=== Provided records ===
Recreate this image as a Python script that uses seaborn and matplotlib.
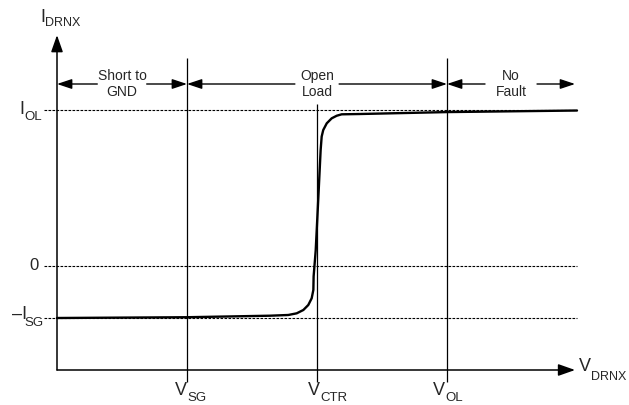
import numpy as np
import pandas as pd
import matplotlib
matplotlib.use("Agg")
import matplotlib.pyplot as plt
import seaborn as sns

# transfer curve I_DRNX vs V_DRNX (arbitrary units)
curve_v = [0.00, 1.00, 1.638, 1.779, 1.844, 1.895, 1.933, 1.959, 1.972, 1.974,
           1.99, 2.01, 2.028, 2.036, 2.048, 2.075, 2.113, 2.152, 2.19, 2.33, 3.00, 4.00]
curve_i = [-1.00, -0.985, -0.956, -0.942, -0.91, -0.846, -0.75, -0.621, -0.46, -0.2,
           0.3, 1.3, 2.23, 2.49, 2.615, 2.744, 2.84, 2.89, 2.917, 2.923, 2.96, 2.99]

# threshold voltages
v_marks = [1, 2, 3]
v_names = ["SG", "CTR", "OL"]

# current levels (dashed guides)
i_levels = [3, 0, -1]

# fault regions along the top
region_names = ["Short to\nGND", "Open\nLoad", "No\nFault"]
region_start = [0, 1, 3]
region_end = [1, 3, 3.985]

df = pd.DataFrame({"V_DRNX": curve_v, "I_DRNX": curve_i})

sns.set_theme(style="white")
plt.rcParams["font.family"] = ["Liberation Sans", "DejaVu Sans"]

fig = plt.figure(figsize=(6.29, 4.05), dpi=100)
ax = fig.add_axes([0, 0, 1, 1])
ax.set_xlim(-57 / 130, 572 / 130)
ax.set_ylim(-139 / 52, 266 / 52)
ax.axis("off")

axis_y = -2.0

# dashed level lines
ax.hlines(i_levels, -0.1, 4.0, colors="black", linewidth=0.8, linestyles=(0, (2.4, 1.2)))

# vertical threshold lines
tops = [4.0, 3.115, 4.0]
ax.vlines(v_marks, -2.23, tops, colors="black", linewidth=0.9)

# axes with arrows
arrow_axis = dict(arrowstyle="-|>,head_length=0.85,head_width=0.3",
                  color="black", lw=1.1, shrinkA=0, shrinkB=0)
ax.annotate("", xy=(0, 4.44), xytext=(0, axis_y), arrowprops=arrow_axis)
ax.annotate("", xy=(3.985, axis_y), xytext=(0, axis_y), arrowprops=arrow_axis)

# the curve
sns.lineplot(data=df, x="V_DRNX", y="I_DRNX", ax=ax, color="black", linewidth=1.7,
             sort=False, estimator=None)

# region arrows + labels
gaps = [0.19, 0.17, 0.2]
ry = 3.5
arrow_reg = dict(arrowstyle="-|>,head_length=0.75,head_width=0.25",
                 color="black", lw=1.0, shrinkA=0, shrinkB=0)
for name, a, b, g in zip(region_names, region_start, region_end, gaps):
    mid = (a + b) / 2
    ax.annotate("", xy=(a, ry), xytext=(mid - g, ry), arrowprops=arrow_reg)
    ax.annotate("", xy=(b, ry), xytext=(mid + g, ry), arrowprops=arrow_reg)
    ax.text(mid, ry, name, ha="center", va="center", fontsize=10,
            linespacing=1.1)


def label(x, y_main, y_sub, main, sub, size=13, sub_size=9.5):
    ax.text(x, y_main, main, ha="right", va="center", fontsize=size)
    ax.text(x, y_sub, sub, ha="left", va="center", fontsize=sub_size)


# voltage labels
offsets = [0.0, 0.025, -0.015]
for v, n, o in zip(v_marks, v_names, offsets):
    label(v + o, -2.385, -2.54, "V", n)
label(4.11, -1.93, -2.13, "V", "DRNX", sub_size=9)

# current labels
label(-0.092, 4.77, 4.68, "I", "DRNX", sub_size=9)
label(-0.254, i_levels[0], 2.856, "I", "OL")
ax.text(-0.177, i_levels[1], "0", ha="center", va="center", fontsize=12)
ax.text(-0.231, -0.942, "\u2013I", ha="right", va="center", fontsize=13)
ax.text(-0.254, -1.096, "SG", ha="left", va="center", fontsize=9.5)

fig.savefig("out.png", dpi=100)
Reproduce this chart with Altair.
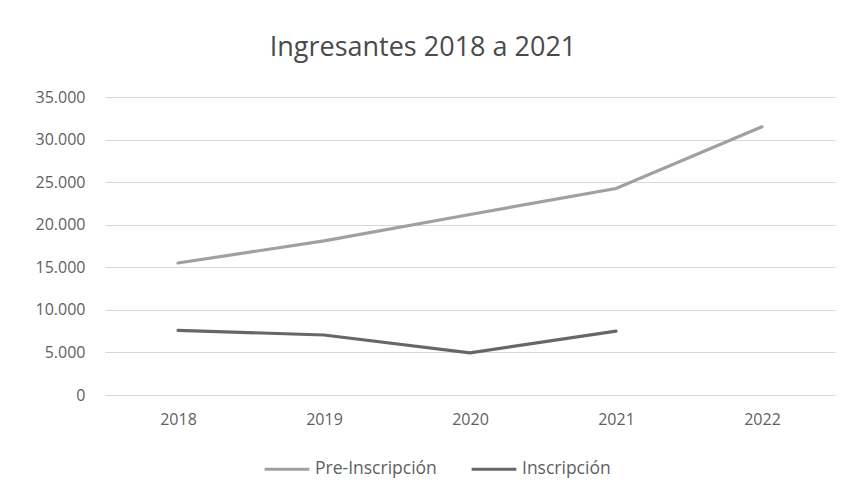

=== Required task ===
Starting at the first line of the records above, set down each line exactly through the one that holds "import seaborn as sns". Omit pictures.

=== Exercise result ===
Recreate this image as a Python script that uses seaborn and matplotlib.
import numpy as np
import pandas as pd
import matplotlib
matplotlib.use("Agg")
import matplotlib.pyplot as plt
import seaborn as sns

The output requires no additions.